↓↓↓

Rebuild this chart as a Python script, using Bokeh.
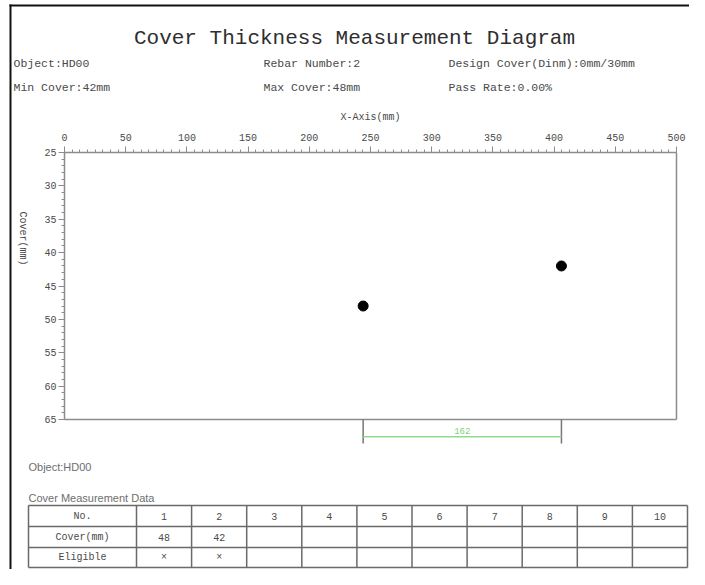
import math
from bokeh.plotting import figure
from bokeh.models import Range1d, FixedTicker, ColumnDataSource, LinearAxis
from bokeh.core.properties import value
from bokeh.embed import file_html
from bokeh.resources import INLINE

# ---------------- data ----------------
title_text = "Cover Thickness Measurement Diagram"
object_name = "HD00"
design_cover = "0mm/30mm"
pass_rate = "0.00%"
rebar_x = [244, 406]          # X position (mm)
cover = [48, 42]              # cover thickness (mm)
eligible = ["\u00d7", "\u00d7"]
col_numbers = [1, 2, 3, 4, 5, 6, 7, 8, 9, 10]
row_headers = ["No.", "Cover(mm)", "Eligible"]
x_ticks = [0, 50, 100, 150, 200, 250, 300, 350, 400, 450, 500]
y_ticks = [25, 30, 35, 40, 45, 50, 55, 60, 65]

MONO = "Liberation Mono"
SANS = "Liberation Sans"
TEXT = "#4a4a4a"
LIGHT = "#6e6e6e"
AXIS = "#8c8c8c"
GRIDC = "#6a6a6a"
GREEN = "#8fdc8f"

# ---------------- page geometry (pixels) ----------------
W, H = 689, 569
FL, FR, FT, FB = 64, 676, 152, 419       # chart frame edges on the page
xs = (FR - FL) / (x_ticks[-1] - x_ticks[0])
ys = (FB - FT) / (y_ticks[-1] - y_ticks[0])
x_start = x_ticks[0] - FL / xs
y_top = y_ticks[0] - FT / ys

p = figure(width=W, height=H,
           x_range=Range1d(x_start, x_start + W / xs),
           y_range=Range1d(y_top + H / ys, y_top),
           x_axis_location=None, y_axis_location=None, min_border=0,
           output_backend="svg", toolbar_location=None)
p.xgrid.grid_line_color = None
p.ygrid.grid_line_color = None
p.outline_line_color = None
p.background_fill_color = "white"
p.border_fill_color = "white"
p.extra_x_ranges = {"px": Range1d(0, W)}
p.extra_y_ranges = {"px": Range1d(H, 0)}
PX = dict(x_range_name="px", y_range_name="px")


def put_text(xs_, ys_, texts, font, size, color, align="left", angle=0.0, px=True):
    kw = PX if px else {}
    p.text(x=xs_, y=ys_, text=texts, text_font=value(font), text_font_size=size,
           text_color=color, text_align=align, text_baseline="middle", angle=angle, **kw)


# ---------------- page border ----------------
p.segment(x0=[9, 10], y0=[5, 4], x1=[W, 10], y1=[5, H], line_color="#111111", line_width=2, **PX)

# ---------------- header ----------------
put_text([354], [38], [title_text], MONO, "21px", "#2e2e2e", align="center")
info1 = ["Object:" + object_name, "Rebar Number:%d" % len(rebar_x), "Design Cover(Dinm):" + design_cover]
info2 = ["Min Cover:%dmm" % min(cover), "Max Cover:%dmm" % max(cover), "Pass Rate:" + pass_rate]
put_text([13, 263, 448], [63] * 3, info1, MONO, "11.5px", TEXT)
put_text([13, 263, 448], [87] * 3, info2, MONO, "11.5px", TEXT)
put_text([22], [238], ["Cover(mm)"], MONO, "10px", TEXT, align="center", angle=-math.pi / 2)

# ---------------- axes ----------------
xa = LinearAxis(fixed_location=y_ticks[0])
xa.ticker = FixedTicker(ticks=x_ticks, minor_ticks=[i * 6.25 for i in range(81)])
xa.bounds = (x_ticks[0], x_ticks[-1])
xa.axis_label = "X-Axis(mm)"
xa.axis_label_standoff = 8
xa.major_label_standoff = 6
p.add_layout(xa, "above")

ya = LinearAxis(fixed_location=x_ticks[0])
ya.ticker = FixedTicker(ticks=y_ticks, minor_ticks=list(range(25, 66)))
ya.bounds = (y_ticks[0], y_ticks[-1])
ya.major_label_standoff = 2
p.add_layout(ya, "left")

for ax in (xa, ya):
    ax.axis_label_text_font = MONO
    ax.axis_label_text_font_style = "normal"
    ax.axis_label_text_font_size = "10px"
    ax.axis_label_text_color = TEXT
    ax.major_label_text_font = MONO
    ax.major_label_text_font_size = "10px"
    ax.major_label_text_color = TEXT
    ax.axis_line_color = AXIS
    ax.axis_line_width = 1.5
    ax.major_tick_line_color = AXIS
    ax.minor_tick_line_color = AXIS
    ax.major_tick_out = 6
    ax.major_tick_in = 0
    ax.minor_tick_out = 3
    ax.minor_tick_in = 0

# right and bottom frame lines
p.segment(x0=[x_ticks[-1], x_ticks[0]], y0=[y_ticks[0], y_ticks[-1]],
          x1=[x_ticks[-1], x_ticks[-1]], y1=[y_ticks[-1], y_ticks[-1]],
          line_color=AXIS, line_width=1.5)

# rebar points
src = ColumnDataSource(dict(x=rebar_x, y=cover))
p.scatter("x", "y", source=src, size=10, color="black")

# spacing bracket below the chart
p.segment(x0=rebar_x, y0=[y_ticks[-1]] * len(rebar_x), x1=rebar_x, y1=[68.6] * len(rebar_x),
          line_color="#777777", line_width=1.5)
sx0 = rebar_x[:-1]
sx1 = rebar_x[1:]
p.segment(x0=sx0, y0=[67.6] * len(sx0), x1=sx1, y1=[67.6] * len(sx0),
          line_color=GREEN, line_width=1.5)
mids = [(a + b) / 2 for a, b in zip(sx0, sx1)]
spacing = [str(b - a) for a, b in zip(sx0, sx1)]
put_text(mids, [66.75] * len(mids), spacing, MONO, "9px", "#7fd07f", align="center", px=False)

# ---------------- footer / table ----------------
put_text([28], [466], ["Object:" + object_name], SANS, "11px", LIGHT)
put_text([28], [497], ["Cover Measurement Data"], SANS, "11px", LIGHT)

left, first_w, right = 28, 108, 687
cw = (right - left - first_w) / len(col_numbers)
col_edges = [left] + [left + first_w + i * cw for i in range(len(col_numbers) + 1)]
row_edges = [505, 526, 547, 567]
p.segment(x0=[left] * len(row_edges), y0=row_edges, x1=[right] * len(row_edges), y1=row_edges,
          line_color=GRIDC, line_width=1.5, **PX)
p.segment(x0=col_edges, y0=[row_edges[0]] * len(col_edges), x1=col_edges,
          y1=[row_edges[-1]] * len(col_edges), line_color=GRIDC, line_width=1.5, **PX)
row_mid = [(row_edges[i] + row_edges[i + 1]) / 2 for i in range(3)]
col_mid = [(col_edges[i] + col_edges[i + 1]) / 2 for i in range(len(col_edges) - 1)]
put_text([col_mid[0]] * 3, row_mid, row_headers, MONO, "10px", TEXT, align="center")
put_text(col_mid[1:], [row_mid[0]] * len(col_numbers), [str(n) for n in col_numbers],
         MONO, "10px", TEXT, align="center")
put_text(col_mid[1:1 + len(cover)], [row_mid[1]] * len(cover), [str(c) for c in cover],
         MONO, "10px", TEXT, align="center")
put_text(col_mid[1:1 + len(eligible)], [row_mid[2]] * len(eligible), eligible,
         MONO, "10px", TEXT, align="center")

open("out.html", "w").write(file_html(p, INLINE))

↑↑↑

**Given exercise**
Return exactly what appears from the opening line of the material through the line with "from bokeh.resources import INLINE", apart from the pictures.

**Task result**
Rebuild this chart as a Python script, using Bokeh.
import math
from bokeh.plotting import figure
from bokeh.models import Range1d, FixedTicker, ColumnDataSource, LinearAxis
from bokeh.core.properties import value
from bokeh.embed import file_html
from bokeh.resources import INLINE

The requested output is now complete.